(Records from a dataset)
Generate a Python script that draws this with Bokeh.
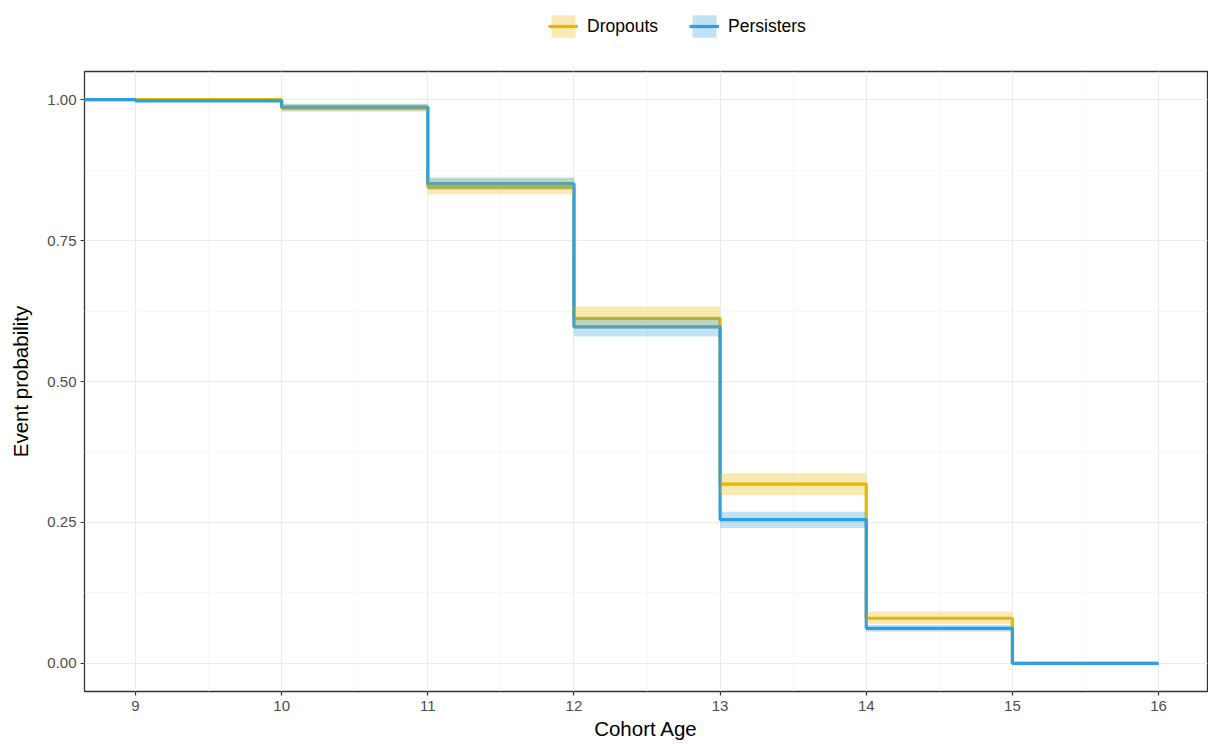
from bokeh.plotting import figure
from bokeh.layouts import column
from bokeh.models import (Range1d, SingleIntervalTicker, Legend, LegendItem,
                          ColumnDataSource, NumeralTickFormatter)
from bokeh.embed import file_html
from bokeh.resources import INLINE

# ---- data ----
time = [8, 9, 10, 11, 12, 13, 14, 15, 16]
drop_surv = [1.0, 1.0, 0.985, 0.845, 0.612, 0.318, 0.080, 0.0, 0.0]
drop_low = [1.0, 1.0, 0.978, 0.832, 0.594, 0.298, 0.070, 0.0, 0.0]
drop_high = [1.0, 1.0, 0.992, 0.860, 0.633, 0.337, 0.092, 0.0, 0.0]
pers_surv = [1.0, 0.998, 0.987, 0.851, 0.597, 0.255, 0.062, 0.0, 0.0]
pers_low = [1.0, 0.996, 0.981, 0.840, 0.580, 0.240, 0.056, 0.0, 0.0]
pers_high = [1.0, 1.0, 0.993, 0.862, 0.614, 0.269, 0.068, 0.0, 0.0]
groups = ["Dropouts", "Persisters"]
colors = ["#E7B800", "#2E9FDF"]

FONT = "Liberation Sans"
W = 1208
TOP_H = 70

series = [
    (drop_surv, drop_low, drop_high),
    (pers_surv, pers_low, pers_high),
]
line_srcs = [ColumnDataSource(dict(x=time, y=s)) for (s, lo, hi) in series]
band_srcs = [ColumnDataSource(dict(x=time, y1=lo, y2=hi)) for (s, lo, hi) in series]

# ---------- main plot ----------
p = figure(width=W, height=745 - TOP_H, output_backend="svg", toolbar_location=None,
           x_range=Range1d(8.651, 16.335), y_range=Range1d(-0.05, 1.05),
           min_border_left=84, min_border_right=1, min_border_top=1,
           min_border_bottom=54)

p.background_fill_color = "white"
p.border_fill_color = "white"
p.outline_line_color = "#333333"
p.outline_line_width = 1.3

p.xaxis.ticker = SingleIntervalTicker(interval=1, num_minor_ticks=2)
p.yaxis.ticker = SingleIntervalTicker(interval=0.25, num_minor_ticks=2)
for g in (p.xgrid, p.ygrid):
    g.grid_line_color = "#EBEBEB"
    g.grid_line_width = 1.2
    g.minor_grid_line_color = "#F3F3F3"
    g.minor_grid_line_width = 0.7

p.yaxis.formatter = NumeralTickFormatter(format="0.00")
for ax in (p.xaxis, p.yaxis):
    ax.axis_line_color = None
    ax.major_tick_line_color = "#333333"
    ax.major_tick_line_width = 1.2
    ax.major_tick_out = 4
    ax.major_tick_in = 0
    ax.minor_tick_line_color = None
    ax.major_label_text_font = FONT
    ax.major_label_text_font_size = "15px"
    ax.major_label_text_color = "#4D4D4D"
    ax.axis_label_text_font = FONT
    ax.axis_label_text_font_size = "20.5px"
    ax.axis_label_text_font_style = "normal"
    ax.axis_label_text_color = "black"
p.xaxis.axis_label = "Cohort Age"
p.yaxis.axis_label = "Event probability"
p.xaxis.major_label_standoff = 5
p.yaxis.major_label_standoff = 4
p.xaxis.axis_label_standoff = 3
p.yaxis.axis_label_standoff = 12

for src, c in zip(line_srcs, colors):
    p.step("x", "y", source=src, mode="after", line_color=c, line_width=3.2)
for src, c in zip(band_srcs, colors):
    p.varea_step(x="x", y1="y1", y2="y2", source=src, step_mode="after",
                 fill_color=c, fill_alpha=0.3)

# ---------- legend strip (top); its renderers lie outside its range ----------
top = figure(width=W, height=TOP_H, output_backend="svg", toolbar_location=None,
             x_range=Range1d(100, 101), y_range=Range1d(100, 101),
             min_border_left=0, min_border_right=0, min_border_top=0,
             min_border_bottom=0)
top.axis.visible = False
top.grid.visible = False
top.outline_line_color = None
top.background_fill_color = "white"
top.border_fill_color = "white"

items = []
for g, c, ls, bs in zip(groups, colors, line_srcs, band_srcs):
    b = top.varea_step(x="x", y1="y1", y2="y2", source=bs, step_mode="after",
                       fill_color=c, fill_alpha=0.3)
    l = top.step("x", "y", source=ls, mode="after", line_color=c, line_width=3.2)
    items.append(LegendItem(label=g, renderers=[b, l]))

legend = Legend(items=items, orientation="horizontal", location=(464, 30),
                padding=0, margin=0, spacing=31, glyph_width=30, glyph_height=28,
                label_standoff=9, label_text_font=FONT, label_text_font_size="17.5px",
                label_text_color="black", border_line_color=None,
                background_fill_alpha=0)
top.add_layout(legend, "center")

layout = column(top, p, spacing=0)
open("out.html", "w").write(file_html(layout, INLINE))
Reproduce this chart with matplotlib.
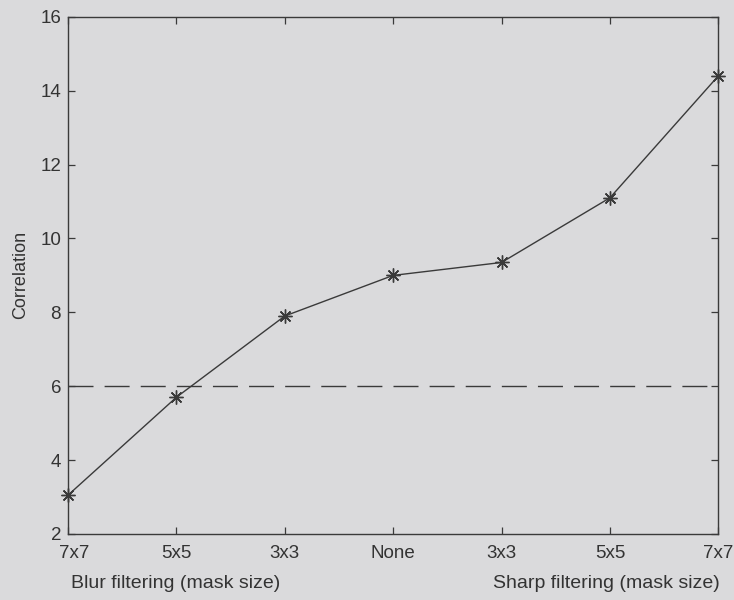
import matplotlib
matplotlib.use("Agg")
import matplotlib.pyplot as plt
from matplotlib.transforms import ScaledTranslation

categories = ["7x7", "5x5", "3x3", "None", "3x3", "5x5", "7x7"]
correlation = [3.05, 5.7, 7.9, 9.0, 9.35, 11.1, 14.4]
threshold = 6
yticks = [2, 4, 6, 8, 10, 12, 14, 16]

plt.rcParams['font.family'] = ['Liberation Sans', 'DejaVu Sans']
bg = '#dadadc'
ink = '#3a3a3a'
txt = '#333333'

fig = plt.figure(figsize=(7.34, 6.0), dpi=100, facecolor=bg)
ax = fig.add_axes([0.0926, 0.11, 0.886, 0.862], facecolor=bg)

x = list(range(len(categories)))
ax.plot(x, correlation, color=ink, lw=1.0, marker=(8, 2, 0), markersize=10,
        markeredgewidth=1.0, clip_on=False)
ax.axhline(threshold, color=ink, lw=1.0, dashes=(18, 8))

ax.set_xlim(0, len(categories) - 1)
ax.set_ylim(2, 16)
ax.set_xticks(x)
ax.set_xticklabels(categories)
ax.set_yticks(yticks)
ax.tick_params(direction='in', top=True, right=True, length=5, width=0.9,
               colors=ink, labelsize=13.5, labelcolor=txt)
ax.tick_params(axis='x', pad=8)
ax.tick_params(axis='y', pad=5)
# first x tick label sits slightly to the right of its tick, as in the reference
first = ax.get_xticklabels()[0]
first.set_transform(first.get_transform() + ScaledTranslation(6 / 100, 0, fig.dpi_scale_trans))
for s in ax.spines.values():
    s.set_color(ink)
    s.set_linewidth(1.0)

ax.set_ylabel("Correlation", fontsize=13, color=txt, labelpad=8)
fig.text(176 / 734, 1 - 584 / 600, "Blur filtering (mask size)", ha='center', va='center',
         fontsize=14, color=txt)
fig.text(606 / 734, 1 - 584 / 600, "Sharp filtering (mask size)", ha='center', va='center',
         fontsize=14, color=txt)

fig.savefig("out.png", dpi=100, facecolor=bg)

• _What is required_: Your copy should hold only the lines from the one containing "Reproduce this chart with matplotlib." through the one containing "from matplotlib.transforms import", word for word, with no pictures.

• _Task answer_:
Reproduce this chart with matplotlib.
import matplotlib
matplotlib.use("Agg")
import matplotlib.pyplot as plt
from matplotlib.transforms import ScaledTranslation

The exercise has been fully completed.